When I was in Cape Cod last week, I found myself affected by a common travel-diet sensation: the desire to eat foods representative of the region, i.e., chowder or stuffed quahogs. On a superficial level, it's simple: I can't get quahogs in New York, therefore, I should take advantage of them on the Cape. But after a few days, I began to question my subconscious motivation: am I ordering X, Y, or Z because I want to, or because I think I should? Because by eating this bowl of clam chowder I can shift my experience of Cape Cod from a space to a place?

 

A big part of why we travel is not only to participate in new, novel experiences, but also to become a part of older, more established ones. Foods are one of the most tangible manifestations of mythical space. Eating a black-and-white cookie in New York or deep-dish pizza in Chicago is a simple way to make those spaces more familiar--that is, to make them a place.

  • jamie's blog

The Proof is in the Pie

Submitted by Nelophone on Tue, 03/24/2009 - 19:20.

Its also interesting how foods can become powerful placeholders in your memory for the locations where you first consumed them, so that each time you eat something you are transported back to the place where you originally tasted it.

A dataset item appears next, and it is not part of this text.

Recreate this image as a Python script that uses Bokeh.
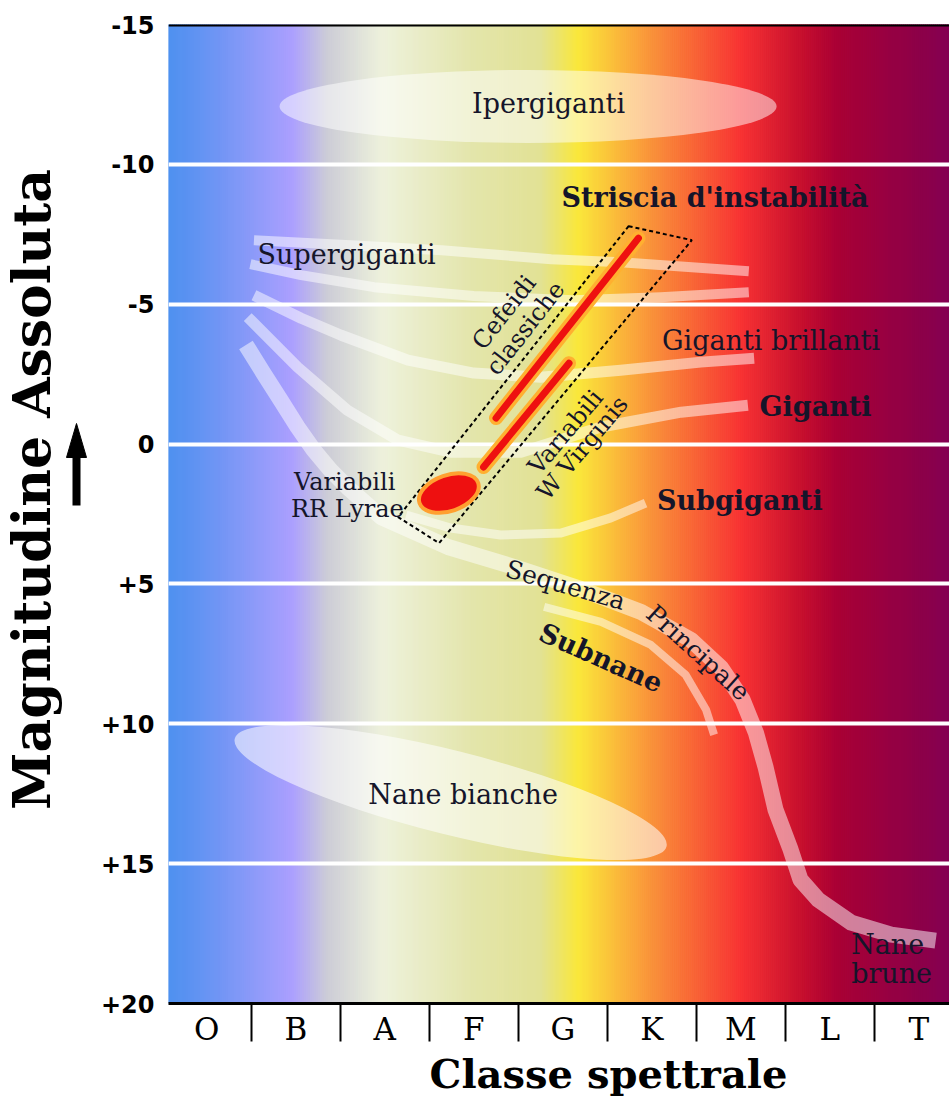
import numpy as np
from bokeh.plotting import figure
from bokeh.layouts import row, column
from bokeh.models import Range1d, FixedTicker, Span
from bokeh.core.properties import value
from bokeh.embed import file_html
from bokeh.resources import INLINE

# ---------------- data ----------------
spectral_classes = ["O", "B", "A", "F", "G", "K", "M", "L", "T"]
class_pos = [0, 1, 2, 3, 4, 5, 6, 7, 8]
class_bounds = [0.5, 1.5, 2.5, 3.5, 4.5, 5.5, 6.5, 7.5]
mag_ticks = [-15, -10, -5, 0, 5, 10, 15, 20]
mag_labels = ["-15", "-10", "-5", "0", "+5", "+10", "+15", "+20"]
grid_mags = [-10, -5, 0, 5, 10, 15]

# luminosity-class sequences: (spectral index, absolute magnitude)
supergiants_a_x = [0.53, 1.62, 2.64, 3.87, 4.65, 6.09]
supergiants_a_y = [-7.29, -7.11, -6.93, -6.61, -6.50, -6.18]
supergiants_b_x = [0.49, 1.06, 1.88, 3.00, 4.12, 5.10, 6.09]
supergiants_b_y = [-6.43, -6.04, -5.61, -5.29, -5.14, -5.25, -5.43]
bright_giants_x = [0.53, 1.06, 1.51, 2.26, 3.00, 3.75, 4.65, 5.55, 6.15]
bright_giants_y = [-5.32, -4.50, -3.89, -3.00, -2.54, -2.39, -2.64, -2.93, -3.07]
giants_x = [0.46, 1.02, 1.58, 2.15, 2.74, 3.53, 4.43, 5.33, 6.08]
giants_y = [-4.54, -2.75, -1.21, -0.14, 0.29, 0.29, -0.61, -1.14, -1.39]
subgiants_x = [2.24, 2.74, 3.30, 3.98, 4.54, 4.93]
subgiants_y = [2.54, 3.00, 3.25, 3.18, 2.64, 2.11]
main_seq_x = [0.44, 0.63, 0.83, 1.02, 1.20, 1.39, 1.58, 1.96, 2.71, 3.45, 4.20, 4.88,
              5.44, 5.78, 6.02, 6.17, 6.28, 6.39, 6.56, 6.67, 6.87, 7.24, 7.69, 8.19]
main_seq_y = [-3.54, -2.57, -1.57, -0.61, 0.21, 0.93, 1.54, 2.61, 3.68, 4.39, 5.18, 6.00,
              7.00, 8.00, 9.14, 10.32, 11.57, 13.07, 14.50, 15.57, 16.29, 17.11, 17.54, 17.75]
subdwarfs_x = [3.79, 4.43, 4.99, 5.38, 5.61, 5.70]
subdwarfs_y = [5.82, 6.36, 7.18, 8.25, 9.50, 10.39]

# regions
hypergiants_center = (3.61, -12.07)
white_dwarfs_center = (2.74, 12.46)
instability_strip_x = [4.74, 5.45, 2.61, 2.15]
instability_strip_y = [-7.79, -7.29, 3.54, 2.61]
cepheids_x = [4.85, 3.25]
cepheids_y = [-7.36, -0.93]
w_virginis_x = [4.07, 3.11]
w_virginis_y = [-2.89, 0.82]
rr_lyrae_center = (2.72, 1.75)

# axis titles
y_title = "Magnitudine Assoluta"
x_title = "Classe spettrale"

# background spectral colour ramp (stops)
grad_x = [-0.43, 0.16, 0.97, 1.36, 1.98, 2.97, 3.75, 4.18, 4.94, 6.01, 6.67, 7.12, 8.35]
grad_rgb = [(78, 145, 240), (115, 150, 245), (172, 160, 255), (205, 205, 215), (238, 242, 220),
            (228, 230, 172), (226, 226, 150), (250, 232, 58), (250, 152, 58), (248, 50, 50),
            (200, 16, 46), (168, 0, 54), (132, 0, 82)]


def bare(w, h, xr, yr):
    fig = figure(width=w, height=h, output_backend="svg", toolbar_location=None,
                 x_range=xr, y_range=yr, min_border=0, title=None,
                 x_axis_location=None, y_axis_location=None)
    fig.grid.visible = False
    fig.outline_line_color = None
    fig.background_fill_color = "white"
    fig.border_fill_color = "white"
    return fig


LEFT_W = 90
FRAME_L, FRAME_T, FRAME_B = 168, 24, 1003
BOTTOM_BORDER = 46
P_H = FRAME_B + BOTTOM_BORDER

# ---------------- main figure ----------------
X0, X1 = -0.43, 8.345
p = figure(width=949 - LEFT_W, height=P_H, output_backend="svg", toolbar_location=None,
           x_range=Range1d(X0, X1), y_range=Range1d(20, -15),
           min_border_left=FRAME_L - LEFT_W, min_border_right=0, min_border_top=FRAME_T,
           min_border_bottom=BOTTOM_BORDER)
p.outline_line_color = None
p.background_fill_color = "white"
p.border_fill_color = "white"

# gradient background
n = 390
edges = np.linspace(X0, X1, n + 1)
cent = (edges[:-1] + edges[1:]) / 2
gx = np.array(grad_x)
rgb = np.array(grad_rgb, dtype=float)
cols = ["#%02x%02x%02x" % (int(np.interp(c, gx, rgb[:, 0])), int(np.interp(c, gx, rgb[:, 1])),
                           int(np.interp(c, gx, rgb[:, 2]))) for c in cent]
p.quad(left=edges[:-1], right=edges[1:], top=-15, bottom=20, fill_color=cols, line_color=cols,
       line_width=1, level="image")

# grid
p.xgrid.visible = False
p.ygrid.ticker = FixedTicker(ticks=grid_mags)
p.ygrid.grid_line_color = "white"
p.ygrid.grid_line_width = 4
p.ygrid.grid_line_alpha = 1.0

# axes
p.yaxis.ticker = FixedTicker(ticks=mag_ticks)
p.yaxis.major_label_overrides = {t: l for t, l in zip(mag_ticks, mag_labels)}
p.yaxis.axis_line_color = None
p.yaxis.major_tick_line_color = None
p.yaxis.minor_tick_line_color = None
p.yaxis.major_label_text_font = "DejaVu Sans"
p.yaxis.major_label_text_font_style = "bold"
p.yaxis.major_label_text_font_size = "24px"
p.yaxis.major_label_text_color = "black"
p.yaxis.major_label_standoff = 8

p.xaxis.ticker = FixedTicker(ticks=class_pos, minor_ticks=class_bounds)
p.xaxis.major_label_overrides = {t: l for t, l in zip(class_pos, spectral_classes)}
p.xaxis.axis_line_width = 3
p.xaxis.axis_line_color = "black"
p.xaxis.major_tick_line_color = None
p.xaxis.minor_tick_line_color = "black"
p.xaxis.minor_tick_line_width = 2
p.xaxis.minor_tick_out = 38
p.xaxis.minor_tick_in = 0
p.xaxis.major_label_text_font = "DejaVu Serif"
p.xaxis.major_label_text_font_size = "31px"
p.xaxis.major_label_text_color = "black"
p.xaxis.major_label_standoff = -31

p.add_layout(Span(location=-15, dimension="width", line_color="black", line_width=4))

# regions (translucent)
p.ellipse(x=[hypergiants_center[0]], y=[hypergiants_center[1]], width=497, height=73,
          width_units="screen", height_units="screen", fill_color="white", fill_alpha=0.5,
          line_color=None)
p.ellipse(x=[white_dwarfs_center[0]], y=[white_dwarfs_center[1]], width=445, height=84,
          width_units="screen", height_units="screen", angle=-14, angle_units="deg",
          fill_color="white", fill_alpha=0.55, line_color=None)

band = dict(line_color="white", line_alpha=0.5, line_join="round", line_cap="butt")
p.line(supergiants_a_x, supergiants_a_y, line_width=10, **band)
p.line(supergiants_b_x, supergiants_b_y, line_width=10, **band)
p.line(bright_giants_x, bright_giants_y, line_width=11, **band)
p.line(giants_x, giants_y, line_width=11, **band)
p.line(subgiants_x, subgiants_y, line_width=9, **band)
p.line(main_seq_x, main_seq_y, line_width=16, **band)
p.line(subdwarfs_x, subdwarfs_y, line_width=8, **band)

# instability strip
p.patch(instability_strip_x, instability_strip_y, fill_alpha=0, line_color="black",
        line_width=2, line_dash="4 3")
for xs, ys in ((cepheids_x, cepheids_y), (w_virginis_x, w_virginis_y)):
    p.line(xs, ys, line_width=14, line_color="#ffb030", line_cap="round")
    p.line(xs, ys, line_width=7, line_color="#ee1010", line_cap="round")
p.ellipse(x=[rr_lyrae_center[0]], y=[rr_lyrae_center[1]], width=62, height=36,
          width_units="screen", height_units="screen", angle=19, angle_units="deg",
          fill_color="#ee1010", line_color="#ffa030", line_width=4)

# texts
TXT = "#15152a"
serif = value("DejaVu Serif")
p.text(x=[3.84, 6.34, 2.88], y=[-12.18, -3.71, 12.54],
       text=["Ipergiganti", "Giganti brillanti", "Nane bianche"],
       text_font=serif, text_font_size="27px", text_color=TXT,
       text_align="center", text_baseline="middle")
p.text(x=[0.57, 7.24, 7.24], y=[-6.79, 17.89, 18.93], text=["Supergiganti", "Nane", "brune"],
       text_font=serif, text_font_size="27px", text_color=TXT,
       text_align="left", text_baseline="middle")
p.text(x=[5.71, 6.84, 5.99], y=[-8.82, -1.36, 2.0],
       text=["Striscia d'instabilità", "Giganti", "Subgiganti"],
       text_font=serif, text_font_size="27px", text_font_style="bold", text_color=TXT,
       text_align="center", text_baseline="middle")
p.text(x=[1.55, 1.58], y=[1.36, 2.32], text=["Variabili", "RR Lyrae"],
       text_font=serif, text_font_size="24px", text_color=TXT,
       text_align="center", text_baseline="middle")
p.text(x=[3.34, 3.58, 4.03, 4.22], y=[-4.71, -4.14, -0.43, 0.14],
       text=["Cefeidi", "classiche", "Variabili", "W Virginis"],
       angle=[52, 52, 50, 50], angle_units="deg",
       text_font=serif, text_font_size="24px", text_color=TXT,
       text_align="center", text_baseline="middle")
p.text(x=[4.03, 5.52], y=[5.04, 7.46], text=["Sequenza", "Principale"],
       angle=[-16, -42], angle_units="deg",
       text_font=serif, text_font_size="25px", text_color=TXT,
       text_align="center", text_baseline="middle")
p.text(x=[4.43], y=[7.64], text=["Subnane"], angle=[-24], angle_units="deg",
       text_font=serif, text_font_size="27px", text_font_style="bold", text_color=TXT,
       text_align="center", text_baseline="middle")

# ---------------- left strip: y title and arrow (pixel space) ----------------
left = bare(LEFT_W, 1097, Range1d(0, LEFT_W), Range1d(1097, 0))
left.text(x=[31], y=[489], text=[y_title], angle=[90], angle_units="deg",
          text_font=serif, text_font_style="bold", text_font_size="52px", text_color="black",
          text_align="center", text_baseline="middle")
left.segment(x0=[76], y0=[505], x1=[76], y1=[450], line_width=8, line_color="black")
left.patch(x=[66, 86, 76], y=[457, 457, 423], fill_color="black", line_color="black")

# ---------------- bottom strip: x title (page pixel space; frame aligns with main frame) ----
BOT_H = 1097 - P_H
bottom = bare(949 - LEFT_W, BOT_H, Range1d(FRAME_L, 949), Range1d(BOT_H, 0))
bottom.text(x=[608], y=[1073 - P_H], text=[x_title], text_font=serif, text_font_style="bold",
            text_font_size="40px", text_color="black", text_align="center",
            text_baseline="middle")

layout = row(left, column(p, bottom, spacing=0), spacing=0)
open("out.html", "w").write(file_html(layout, INLINE))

I took a bike trip through Vermont last summer, and it very quickly devolved into a gastronomical tour of the state's countless country stores, with a specific focus on PIE. It turns out that pie is a point of pride for many small town Vermonters, who often go so far as to advertise it with signs along the highways. Our quest, over the course of the trip, was to find the best strawberry rhubarb in the state, not because we particularly liked strawberry rhubarb, but becuase we wanted to immerse ourselves in the kitsch and culture of Vermont. Today, whenever I taste a decent pie, I am transported back to that trip. Taste evokes memory in a way that is altogher different than how photographs do.